### Data provided
....................
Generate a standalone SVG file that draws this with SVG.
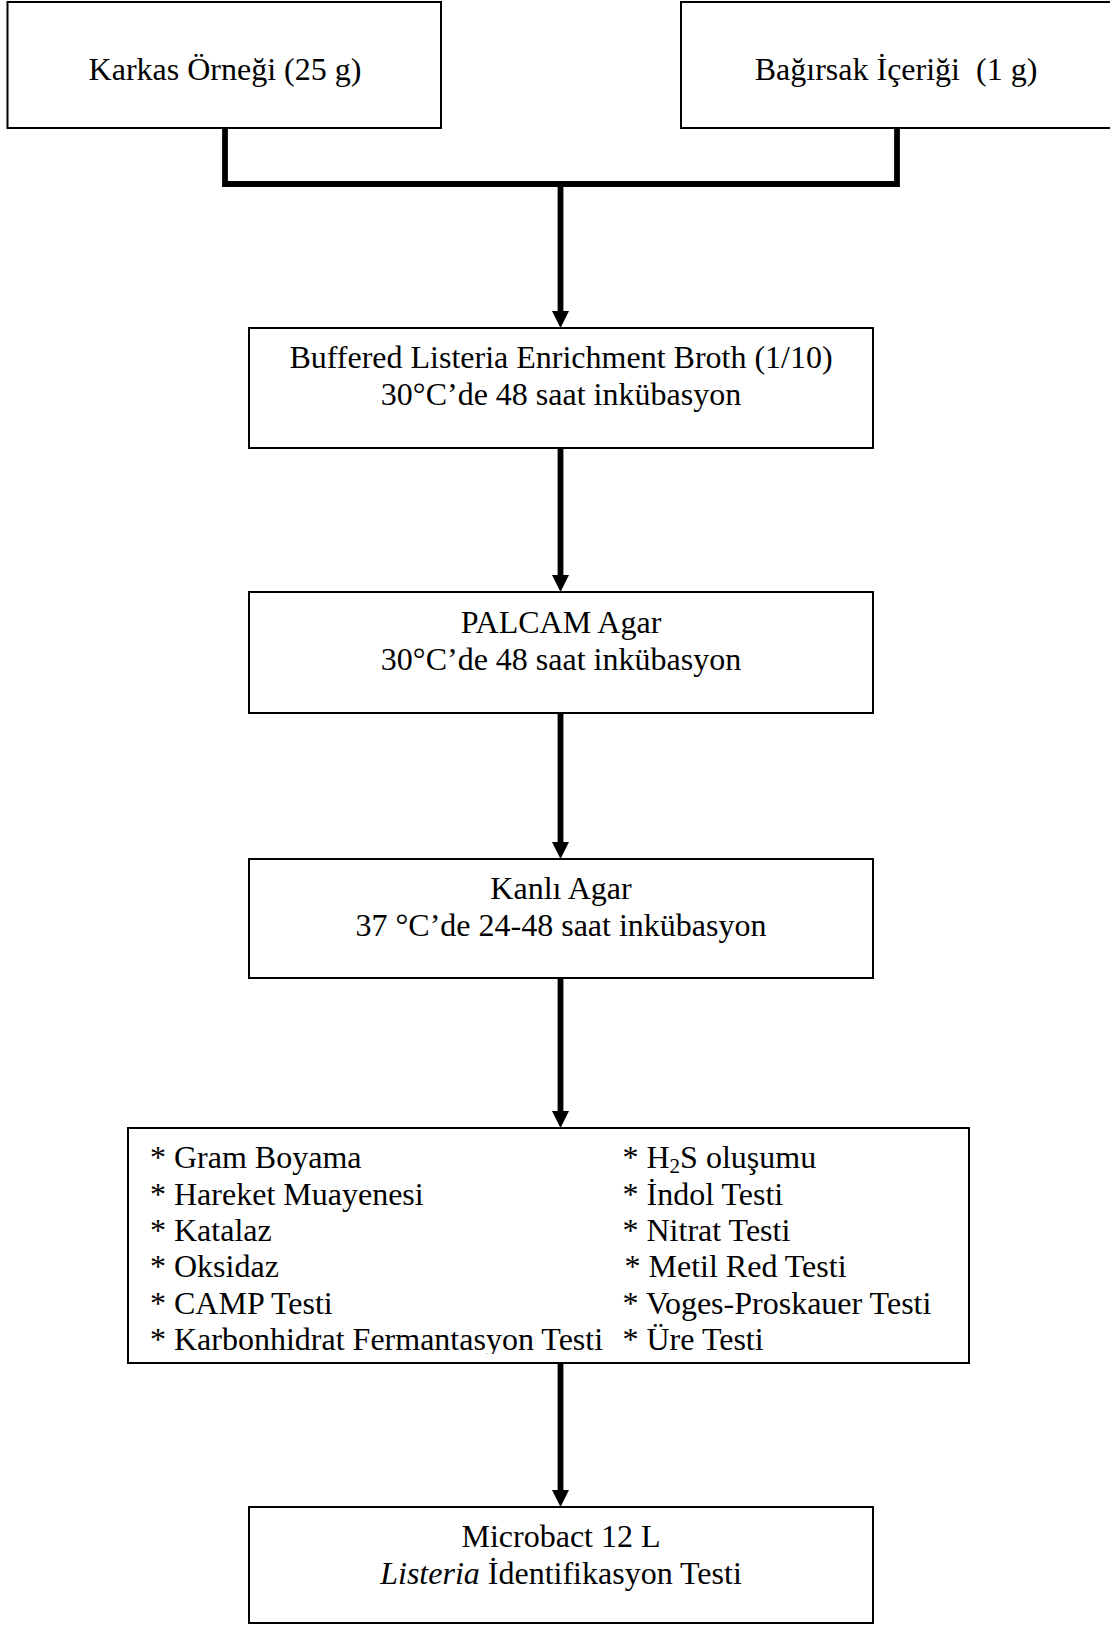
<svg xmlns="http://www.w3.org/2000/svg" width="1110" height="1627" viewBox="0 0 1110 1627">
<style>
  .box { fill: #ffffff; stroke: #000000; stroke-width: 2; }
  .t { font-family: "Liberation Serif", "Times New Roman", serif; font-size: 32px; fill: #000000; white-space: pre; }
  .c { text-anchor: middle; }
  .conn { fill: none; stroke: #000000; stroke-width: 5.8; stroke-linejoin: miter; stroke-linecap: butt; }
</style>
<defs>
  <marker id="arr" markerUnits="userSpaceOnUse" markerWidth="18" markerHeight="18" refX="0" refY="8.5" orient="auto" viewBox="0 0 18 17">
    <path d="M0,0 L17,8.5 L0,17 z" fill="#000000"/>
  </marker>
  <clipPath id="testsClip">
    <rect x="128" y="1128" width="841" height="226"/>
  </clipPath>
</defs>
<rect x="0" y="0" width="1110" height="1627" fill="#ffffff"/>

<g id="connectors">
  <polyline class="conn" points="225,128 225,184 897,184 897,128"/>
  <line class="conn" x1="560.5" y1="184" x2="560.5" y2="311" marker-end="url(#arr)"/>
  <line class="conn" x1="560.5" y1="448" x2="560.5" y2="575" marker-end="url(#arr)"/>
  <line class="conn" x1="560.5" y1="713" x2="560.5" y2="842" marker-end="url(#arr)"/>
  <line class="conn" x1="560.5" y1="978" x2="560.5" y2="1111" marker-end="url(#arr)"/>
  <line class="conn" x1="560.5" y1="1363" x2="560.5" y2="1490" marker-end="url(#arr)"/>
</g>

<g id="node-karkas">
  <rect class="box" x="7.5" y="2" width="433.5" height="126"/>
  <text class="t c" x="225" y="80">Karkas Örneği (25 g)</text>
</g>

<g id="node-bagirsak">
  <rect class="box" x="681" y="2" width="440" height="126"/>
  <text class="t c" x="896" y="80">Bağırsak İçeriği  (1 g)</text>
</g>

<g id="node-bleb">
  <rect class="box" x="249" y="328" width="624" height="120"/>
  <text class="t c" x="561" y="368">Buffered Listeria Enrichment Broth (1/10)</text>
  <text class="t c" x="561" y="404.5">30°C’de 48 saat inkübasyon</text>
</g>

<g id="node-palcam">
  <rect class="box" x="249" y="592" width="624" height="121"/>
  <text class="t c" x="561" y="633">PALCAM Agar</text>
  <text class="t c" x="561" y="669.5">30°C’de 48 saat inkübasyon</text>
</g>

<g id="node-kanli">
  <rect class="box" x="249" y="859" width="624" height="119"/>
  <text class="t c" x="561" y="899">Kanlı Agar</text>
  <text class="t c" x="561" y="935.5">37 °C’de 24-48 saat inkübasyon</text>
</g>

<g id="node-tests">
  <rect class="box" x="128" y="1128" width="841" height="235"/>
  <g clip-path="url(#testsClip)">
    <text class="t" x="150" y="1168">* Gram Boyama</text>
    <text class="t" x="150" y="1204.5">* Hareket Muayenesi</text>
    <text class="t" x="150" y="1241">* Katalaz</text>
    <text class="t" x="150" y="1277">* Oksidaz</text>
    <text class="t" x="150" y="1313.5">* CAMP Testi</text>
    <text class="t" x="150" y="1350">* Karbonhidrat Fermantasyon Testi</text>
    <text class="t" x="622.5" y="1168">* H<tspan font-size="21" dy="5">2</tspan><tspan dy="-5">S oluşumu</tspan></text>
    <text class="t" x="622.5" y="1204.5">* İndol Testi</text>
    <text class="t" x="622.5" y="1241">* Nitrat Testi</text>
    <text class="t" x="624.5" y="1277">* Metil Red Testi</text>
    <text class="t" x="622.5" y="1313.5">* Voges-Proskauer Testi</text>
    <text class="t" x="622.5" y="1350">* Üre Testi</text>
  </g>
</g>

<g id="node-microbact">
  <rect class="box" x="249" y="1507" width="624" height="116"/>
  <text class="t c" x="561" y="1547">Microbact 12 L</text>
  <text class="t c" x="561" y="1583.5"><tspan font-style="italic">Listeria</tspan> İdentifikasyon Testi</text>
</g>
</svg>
....................
### Your instructions
Would you set down the listing exactly, omitting pictures?

### Response
Generate a standalone SVG file that draws this with SVG.
<svg xmlns="http://www.w3.org/2000/svg" width="1110" height="1627" viewBox="0 0 1110 1627">
<style>
  .box { fill: #ffffff; stroke: #000000; stroke-width: 2; }
  .t { font-family: "Liberation Serif", "Times New Roman", serif; font-size: 32px; fill: #000000; white-space: pre; }
  .c { text-anchor: middle; }
  .conn { fill: none; stroke: #000000; stroke-width: 5.8; stroke-linejoin: miter; stroke-linecap: butt; }
</style>
<defs>
  <marker id="arr" markerUnits="userSpaceOnUse" markerWidth="18" markerHeight="18" refX="0" refY="8.5" orient="auto" viewBox="0 0 18 17">
    <path d="M0,0 L17,8.5 L0,17 z" fill="#000000"/>
  </marker>
  <clipPath id="testsClip">
    <rect x="128" y="1128" width="841" height="226"/>
  </clipPath>
</defs>
<rect x="0" y="0" width="1110" height="1627" fill="#ffffff"/>

<g id="connectors">
  <polyline class="conn" points="225,128 225,184 897,184 897,128"/>
  <line class="conn" x1="560.5" y1="184" x2="560.5" y2="311" marker-end="url(#arr)"/>
  <line class="conn" x1="560.5" y1="448" x2="560.5" y2="575" marker-end="url(#arr)"/>
  <line class="conn" x1="560.5" y1="713" x2="560.5" y2="842" marker-end="url(#arr)"/>
  <line class="conn" x1="560.5" y1="978" x2="560.5" y2="1111" marker-end="url(#arr)"/>
  <line class="conn" x1="560.5" y1="1363" x2="560.5" y2="1490" marker-end="url(#arr)"/>
</g>

<g id="node-karkas">
  <rect class="box" x="7.5" y="2" width="433.5" height="126"/>
  <text class="t c" x="225" y="80">Karkas Örneği (25 g)</text>
</g>

<g id="node-bagirsak">
  <rect class="box" x="681" y="2" width="440" height="126"/>
  <text class="t c" x="896" y="80">Bağırsak İçeriği  (1 g)</text>
</g>

<g id="node-bleb">
  <rect class="box" x="249" y="328" width="624" height="120"/>
  <text class="t c" x="561" y="368">Buffered Listeria Enrichment Broth (1/10)</text>
  <text class="t c" x="561" y="404.5">30°C’de 48 saat inkübasyon</text>
</g>

<g id="node-palcam">
  <rect class="box" x="249" y="592" width="624" height="121"/>
  <text class="t c" x="561" y="633">PALCAM Agar</text>
  <text class="t c" x="561" y="669.5">30°C’de 48 saat inkübasyon</text>
</g>

<g id="node-kanli">
  <rect class="box" x="249" y="859" width="624" height="119"/>
  <text class="t c" x="561" y="899">Kanlı Agar</text>
  <text class="t c" x="561" y="935.5">37 °C’de 24-48 saat inkübasyon</text>
</g>

<g id="node-tests">
  <rect class="box" x="128" y="1128" width="841" height="235"/>
  <g clip-path="url(#testsClip)">
    <text class="t" x="150" y="1168">* Gram Boyama</text>
    <text class="t" x="150" y="1204.5">* Hareket Muayenesi</text>
    <text class="t" x="150" y="1241">* Katalaz</text>
    <text class="t" x="150" y="1277">* Oksidaz</text>
    <text class="t" x="150" y="1313.5">* CAMP Testi</text>
    <text class="t" x="150" y="1350">* Karbonhidrat Fermantasyon Testi</text>
    <text class="t" x="622.5" y="1168">* H<tspan font-size="21" dy="5">2</tspan><tspan dy="-5">S oluşumu</tspan></text>
    <text class="t" x="622.5" y="1204.5">* İndol Testi</text>
    <text class="t" x="622.5" y="1241">* Nitrat Testi</text>
    <text class="t" x="624.5" y="1277">* Metil Red Testi</text>
    <text class="t" x="622.5" y="1313.5">* Voges-Proskauer Testi</text>
    <text class="t" x="622.5" y="1350">* Üre Testi</text>
  </g>
</g>

<g id="node-microbact">
  <rect class="box" x="249" y="1507" width="624" height="116"/>
  <text class="t c" x="561" y="1547">Microbact 12 L</text>
  <text class="t c" x="561" y="1583.5"><tspan font-style="italic">Listeria</tspan> İdentifikasyon Testi</text>
</g>
</svg>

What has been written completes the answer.